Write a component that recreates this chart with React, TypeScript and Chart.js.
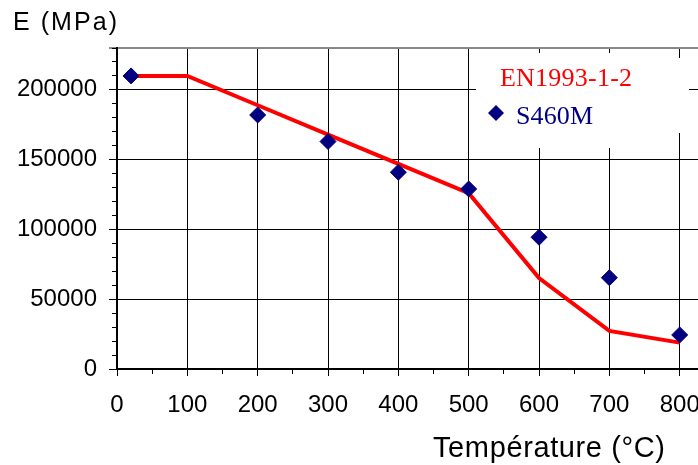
import React, { useEffect, useRef } from 'react';
import { Chart, registerables } from 'chart.js';

Chart.register(...registerables);

// ---- data ----
const s460mTemps = [20, 200, 300, 400, 500, 600, 700, 800];
const s460mValues = [210000, 182000, 163000, 141000, 129000, 94400, 65400, 24400];
const enTemps = [20, 100, 200, 300, 400, 500, 600, 700, 800];
const enValues = [210000, 210000, 189000, 168000, 147000, 126000, 65100, 27300, 18900];
const xMin = 0;
const xMax = 826;
const xMajorTicks = [0, 100, 200, 300, 400, 500, 600, 700, 800];
const xMinorTicks = [0, 50, 100, 150, 200, 250, 300, 350, 400, 450, 500, 550, 600, 650, 700, 750, 800];
const yMin = 0;
const yMax = 230000;
const yMajorTicks = [0, 50000, 100000, 150000, 200000, 230000];
const yMinorTicks = [0, 10000, 20000, 30000, 40000, 50000, 60000, 70000, 80000, 90000, 100000, 110000, 120000, 130000, 140000, 150000, 160000, 170000, 180000, 190000, 200000, 210000, 220000, 230000];
const yTitle = 'E (MPa)';
const xTitle = 'Température (°C)';
const legendLabels = ['EN1993-1-2', 'S460M'];

const SANS = "'Liberation Sans', Arial, sans-serif";
const SERIF = "'Liberation Serif', 'Times New Roman', serif";
const NAVY = '#000080';
const RED = '#ff0000';
const FRAME_GRAY = '#888888';

function drawFitted(ctx: CanvasRenderingContext2D, text: string, left: number, baseline: number, font: string, width: number, color: string) {
  ctx.save();
  ctx.font = font;
  ctx.fillStyle = color;
  ctx.textAlign = 'left';
  ctx.textBaseline = 'alphabetic';
  const w = ctx.measureText(text).width;
  const anyCtx = ctx as any;
  if ('letterSpacing' in anyCtx && text.length > 1) {
    const ls = (width - w) / (text.length - 1);
    anyCtx.letterSpacing = ls.toFixed(2) + 'px';
    ctx.fillText(text, left, baseline);
  } else {
    ctx.translate(left, baseline);
    ctx.scale(width / w, 1);
    ctx.fillText(text, 0, 0);
  }
  ctx.restore();
}

const decorPlugin = {
  id: 'decor',
  afterDatasetsDraw(chart: any) {
    const ctx: CanvasRenderingContext2D = chart.ctx;
    // legend box
    ctx.save();
    ctx.fillStyle = '#ffffff';
    ctx.fillRect(476, 53, 201, 95);
    ctx.fillRect(677, 58, 12, 75);
    ctx.restore();
    drawFitted(ctx, legendLabels[0], 500, 86, `26px ${SERIF}`, 132, RED);
    drawFitted(ctx, legendLabels[1], 516, 124, `26px ${SERIF}`, 77, NAVY);
    // legend marker
    ctx.save();
    ctx.fillStyle = NAVY;
    ctx.beginPath();
    const cx = 496, cy = 113, r = 8;
    ctx.moveTo(cx - r, cy);
    ctx.lineTo(cx, cy - r);
    ctx.lineTo(cx + r, cy);
    ctx.lineTo(cx, cy + r);
    ctx.closePath();
    ctx.fill();
    ctx.restore();
    // axis titles
    drawFitted(ctx, yTitle, 13, 30, `25px ${SANS}`, 104, '#000');
    drawFitted(ctx, xTitle, 433, 457, `29px ${SANS}`, 232, '#000');
  },
};

const setTicks = (values: number[]) => (s: any) => {
  s.ticks = values.map((v) => ({ value: v }));
};

export default function App() {
  const ref = useRef<HTMLCanvasElement | null>(null);

  useEffect(() => {
    if (!ref.current) return;
    Chart.defaults.font.family = SANS;
    const chart = new Chart(ref.current, {
      type: 'scatter',
      data: {
        datasets: [
          {
            label: legendLabels[1],
            data: s460mTemps.map((t, i) => ({ x: t, y: s460mValues[i] })),
            pointStyle: 'rectRot',
            pointRadius: 8,
            pointBackgroundColor: NAVY,
            pointBorderColor: NAVY,
            pointBorderWidth: 1,
            showLine: false,
            clip: false,
          },
          {
            label: legendLabels[0],
            data: enTemps.map((t, i) => ({ x: t, y: enValues[i] })),
            showLine: true,
            borderColor: RED,
            backgroundColor: RED,
            borderWidth: 4,
            pointRadius: 0,
            tension: 0,
            fill: false,
          },
        ],
      },
      options: {
        responsive: false,
        animation: false,
        devicePixelRatio: 1,
        layout: { autoPadding: false, padding: { top: 48, left: 0, right: 0, bottom: 0 } },
        plugins: {
          legend: { display: false },
          tooltip: { enabled: false },
          title: { display: false },
        },
        scales: {
          x: {
            type: 'linear',
            position: 'bottom',
            min: xMin,
            max: xMax,
            weight: 1,
            afterBuildTicks: setTicks(xMajorTicks),
            ticks: {
              padding: 15,
              color: '#000',
              font: { size: 24, family: SANS },
              maxRotation: 0,
              autoSkip: false,
              callback: (v: any) => String(v),
            },
            grid: { color: '#000', lineWidth: 1, tickLength: 7, tickColor: '#000', drawTicks: true },
            border: { display: true, color: '#000', width: 2 },
            afterFit: (s: any) => { s.height = 96; s.paddingLeft = 0; s.paddingRight = 0; },
          },
          xMinor: {
            type: 'linear',
            position: 'bottom',
            min: xMin,
            max: xMax,
            weight: 0,
            afterBuildTicks: setTicks(xMinorTicks),
            ticks: { display: false, autoSkip: false },
            grid: { drawOnChartArea: false, tickLength: 5, tickColor: '#000', lineWidth: 1 },
            border: { display: false },
            afterFit: (s: any) => { s.height = 0; s.paddingLeft = 0; s.paddingRight = 0; },
          },
          xTop: {
            type: 'linear',
            position: 'top',
            min: xMin,
            max: xMax,
            weight: 0,
            ticks: { display: false },
            grid: { display: false },
            border: { display: true, color: FRAME_GRAY, width: 2 },
            afterFit: (s: any) => { s.height = 0; s.paddingLeft = 0; s.paddingRight = 0; },
          },
          y: {
            type: 'linear',
            position: 'left',
            min: yMin,
            max: yMax,
            weight: 1,
            afterBuildTicks: setTicks(yMajorTicks),
            ticks: {
              padding: 12,
              color: '#000',
              autoSkip: false,
              font: { size: 24, family: SANS },
              callback: (v: any) => (v === yMax ? '' : String(v)),
            },
            grid: {
              color: (c: any) => (c.tick && c.tick.value === yMax ? FRAME_GRAY : '#000'),
              lineWidth: (c: any) => (c.tick && c.tick.value === yMax ? 2 : 1),
              tickColor: (c: any) => (c.tick && c.tick.value === yMax ? FRAME_GRAY : '#000'),
              tickLength: 8,
            },
            border: { display: true, color: '#000', width: 2 },
            afterFit: (s: any) => { s.width = 117; s.paddingTop = 0; s.paddingBottom = 0; },
          },
          yMinor: {
            type: 'linear',
            position: 'left',
            min: yMin,
            max: yMax,
            weight: 0,
            afterBuildTicks: setTicks(yMinorTicks),
            ticks: { display: false, autoSkip: false },
            grid: { drawOnChartArea: false, tickLength: 5, tickColor: '#000', lineWidth: 1 },
            border: { display: false },
            afterFit: (s: any) => { s.width = 0; s.paddingTop = 0; s.paddingBottom = 0; },
          },
        },
      } as any,
      plugins: [decorPlugin],
    });
    return () => chart.destroy();
  }, []);

  return (
    <div style={{ position: 'absolute', left: 0, top: 0, width: 698, height: 465, background: '#fff' }}>
      <canvas ref={ref} width={698} height={465} style={{ display: 'block' }} />
    </div>
  );
}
◇ ◇ ◇ ◇ ◇ ◇ ◇
■ **What to produce**
Repeat, exactly and in full, each line from the start of the data to the line that contains "Chart.register(...registerables);". Pictures do not go in.

■ **Correct response**
Write a component that recreates this chart with React, TypeScript and Chart.js.
import React, { useEffect, useRef } from 'react';
import { Chart, registerables } from 'chart.js';

Chart.register(...registerables);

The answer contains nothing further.